Risk: The chance that an investment’s actual return will differ from the expected return.
It is because of this uncertainty of return that investors deserve a risk premium.
Risk Premium: An expected return greater than a risk free asset (cash/term deposits). The premium provides compensation for the risk of an investment.
From my previous emails this year, we all know that the majority of economists are predicting a bumper year for 2011. Commsec’s chief economist Craig James and AMP’s economist Dr Shane Oliver both predicted high double digit returns in 2010 and that the market would end at 5,600 points. With the benefit of hindsight we know the ASX200 ended 2010 at a disappointing 4,790 points. This illustrates the definition of risk perfectly.
Domestically we now have the possibility of a new ‘carbon tax’ and the also the flood levy. Both of these will take funds from consumers and direct them to Canberra. Here, as with most taxes, they will be depleted as they swill around Canberra for a while before the remnants are allocated back out to some of us. Internationally we have continued unrest in the Middle East leading to ever increasing oil prices.
Martin Wolf, the chief economics commentator at the UK’s Financial Times, wrote yesterday that oil prices have risen above $114 a barrel which is 64% higher than May 2010. He goes on to say:
“As Gavyn Davies noted in an excellent comment on FT.com last week: “Each of the last five major downturns in global economic activity has been immediately preceded by a major spike in oil prices.” Sometimes those spikes were triggered by supply shocks, as in the 1970s. Sometimes they were triggered by demand surges, as in 2008. But the outcome was always unhappy. Stephen King of HSBC also waxed pessimistic: “Regular as clockwork, increases in oil prices of more than 100 per cent lead to declining GDP.” An oil shock has complex economic effects: it transfers income from consumers to producers; it lowers overall spending, as consumers normally cut their spending more quickly than producers increase theirs; it shifts spending away from other goods and services; it makes net oil exporting countries richer and net oil importers poorer; it raises the price level; it lowers real wages and the profitability of energy-using industries; and it reduces supply as capacity becomes uneconomic.””

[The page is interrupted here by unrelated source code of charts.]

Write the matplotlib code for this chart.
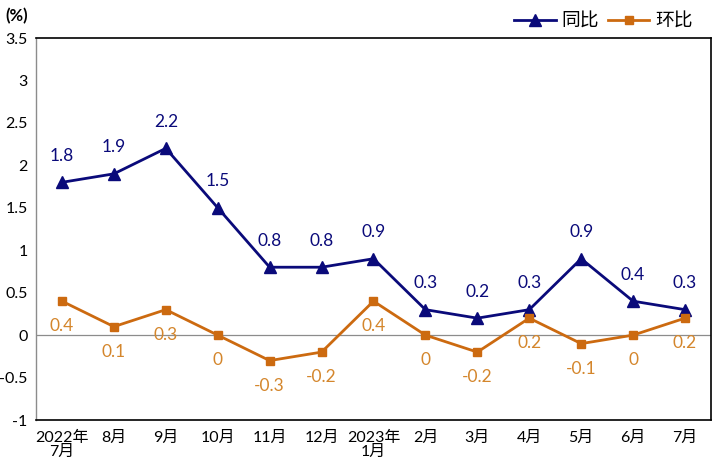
import numpy as np
import matplotlib.pyplot as plt

plt.rcParams['font.family'] = ['Lato', 'Noto Sans CJK SC', 'DejaVu Sans']

# data
months = ['2022年\n7月', '8月', '9月', '10月', '11月', '12月', '2023年\n1月',
          '2月', '3月', '4月', '5月', '6月', '7月']
yoy = [1.8, 1.9, 2.2, 1.5, 0.8, 0.8, 0.9, 0.3, 0.2, 0.3, 0.9, 0.4, 0.3]
mom = [0.4, 0.1, 0.3, 0, -0.3, -0.2, 0.4, 0, -0.2, 0.2, -0.1, 0, 0.2]

blue = '#0A0A7A'
orange = '#CC6A10'
orange_txt = '#D4862C'

fig = plt.figure(figsize=(7.14, 4.67), dpi=100)
ax = fig.add_axes([0.0504, 0.1006, 0.9454, 0.818])

x = np.arange(len(months))
ax.plot(x, yoy, color=blue, lw=2, marker='^', ms=8, label='同比', zorder=3)
ax.plot(x, mom, color=orange, lw=2, marker='s', ms=5.5, label='环比', zorder=3)
ax.axhline(0, color='#8C8C8C', lw=0.9, zorder=1)

for xi, v in zip(x, yoy):
    ax.annotate(f'{v:g}', (xi, v), xytext=(0, 19), textcoords='offset points',
                ha='center', va='center', color=blue, fontsize=12.5)
for xi, v in zip(x, mom):
    ax.annotate(f'{v:g}', (xi, v), xytext=(0, -18), textcoords='offset points',
                ha='center', va='center', color=orange_txt, fontsize=12.5)

ax.set_xlim(-0.5, len(months) - 0.5)
ax.set_ylim(-1, 3.5)
ax.set_yticks(np.arange(-1, 3.51, 0.5))
ax.set_yticklabels([f'{t:g}' for t in np.arange(-1, 3.51, 0.5)])
ax.set_xticks(x)
ax.set_xticklabels(months, linespacing=1.0)
ax.tick_params(axis='both', length=0, labelsize=11.5)
ax.tick_params(axis='x', pad=8)
ax.tick_params(axis='y', pad=6)
for s in ['top', 'right', 'bottom']:
    ax.spines[s].set_color('black')
    ax.spines[s].set_linewidth(1.2)
ax.spines['left'].set_color('#8C8C8C')
ax.spines['left'].set_linewidth(1)

fig.text(0.008, 0.965, '(%)', fontsize=12, fontweight='bold', ha='left', va='center')
ax.legend(loc='lower right', bbox_to_anchor=(0.985, 1.0), ncol=2, frameon=False,
          fontsize=13.5, handlelength=2.2, columnspacing=0.5, handletextpad=0.3,
          borderaxespad=0.05)

fig.savefig('out.png', dpi=100)
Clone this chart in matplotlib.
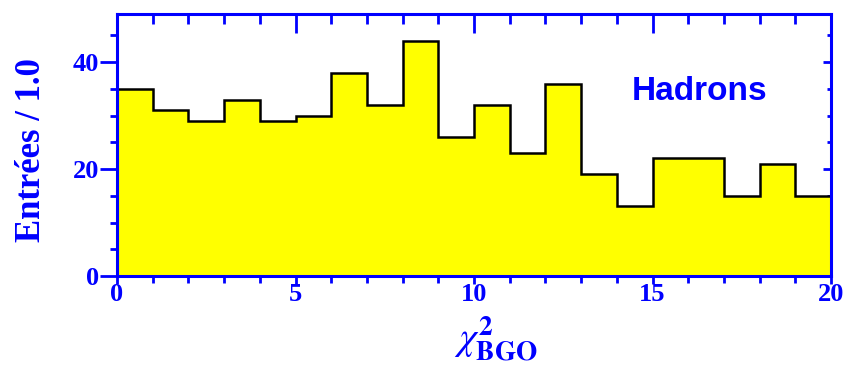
import matplotlib
matplotlib.use("Agg")
import matplotlib.pyplot as plt
import numpy as np

# histogram of chi2_BGO for hadrons, bins of width 1
bin_edges = np.arange(0, 21, 1)
counts = [35, 31, 29, 33, 29, 30, 38, 32, 44, 26,
          32, 23, 36, 19, 13, 22, 22, 15, 21, 15]

blue = (0, 0, 1)
plt.rcParams['mathtext.fontset'] = 'stix'

fig = plt.figure(figsize=(8.45, 3.74), dpi=100)
ax = fig.add_axes([0.1385, 0.262, 0.845, 0.7006])

ax.stairs(counts, bin_edges, fill=True, facecolor='yellow', edgecolor='none')
ax.stairs(counts, bin_edges, color='black', linewidth=1.8)

ax.set_xlim(0, 20)
ax.set_ylim(0, 49)

for s in ax.spines.values():
    s.set_color(blue)
    s.set_linewidth(2.2)
    s.set_zorder(5)

tickfont = dict(family='Liberation Serif', weight='bold', size=19)
ax.set_xticks([0, 5, 10, 15, 20])
ax.set_xticks(np.arange(0, 21, 1), minor=True)
ax.set_yticks([0, 20, 40])
ax.set_yticks(np.arange(0, 50, 5), minor=True)
ax.set_xticklabels(['0', '5', '10', '15', '20'], **tickfont)
ax.set_yticklabels(['0', '20', '40'], **tickfont)

ax.tick_params(axis='x', which='major', direction='out', length=6, width=2,
               color=blue, labelcolor=blue, pad=-1)
ax.tick_params(axis='x', which='minor', direction='out', length=5, width=2, color=blue)
ax.tick_params(axis='y', which='major', direction='out', length=12, width=2,
               color=blue, labelcolor=blue, pad=1)
ax.tick_params(axis='y', which='minor', direction='out', length=5, width=2, color=blue)

# inward ticks on top and right
top = ax.secondary_xaxis('top')
top.set_xticks([0, 5, 10, 15, 20])
top.set_xticks(np.arange(0, 21, 1), minor=True)
top.tick_params(which='major', direction='in', length=14, width=2, color=blue, labeltop=False)
top.tick_params(which='minor', direction='in', length=7, width=2, color=blue)
top.spines['top'].set_visible(False)

right = ax.secondary_yaxis('right')
right.set_yticks([0, 20, 40])
right.set_yticks(np.arange(0, 50, 5), minor=True)
right.tick_params(which='major', direction='in', length=6, width=2, color=blue, labelright=False)
right.tick_params(which='minor', direction='in', length=3, width=2, color=blue)
right.spines['right'].set_visible(False)

ax.set_ylabel('Entrées / 1.0', family='Liberation Serif', weight='bold',
              size=25, color=blue)
ax.yaxis.set_label_coords(-0.096, 0.48)

ax.text(0.53, -0.24, r'$\chi^{\mathbf{2}}_{\mathbf{BGO}}$', transform=ax.transAxes,
        ha='center', va='center', size=28, color=blue)

ax.text(0.8165, 0.705, 'Hadrons', transform=ax.transAxes, ha='center', va='center',
        family='Liberation Sans', weight='bold', size=24, color=blue)

fig.savefig('out.png', dpi=100)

The article isn’t all doom and gloom, and he states that a short term ‘price shock’ will not affect the world economies that much. This was also supported by Ben Bernanke last night – “Mr Bernanke, making his first comments since the turmoil in Libya drove US crude oil above US$100 a barrel, said he would expect higher prices to lead to only a modest, temporary increase in US inflation “at most””. The same article however does also state that:
“Mr Bernanke, who will testify for a second day before a House of Representatives committee today, also reiterated a warning that a failure by Congress to raise the US government’s US$14.3-trillion debt ceiling could lead to a devastating debt default.”It would be extremely dangerous and very likely a recovery-ending event,” he said. The US Treasury Department yesterday said the debt limit could be reached as early as April 15, 10 days later than its previous estimate.”
These issues increase the chance that our return will differ from the expected return and hence the risk in our portfolios has increased. This is why the VIX (known as the fear index and rose to prominence during the GFC) jumped 13.1 % to 20.75 last night. The index measures the cost of using options as insurance against a decline in the US’s S&P 500 index.
I personally remain hopeful that 2011 will be strong for the markets and believe that uncertain times present profitable opportunities, however we all need to be aware of the true definition of risk and assess when it’s time to reduce or increase our exposure to it.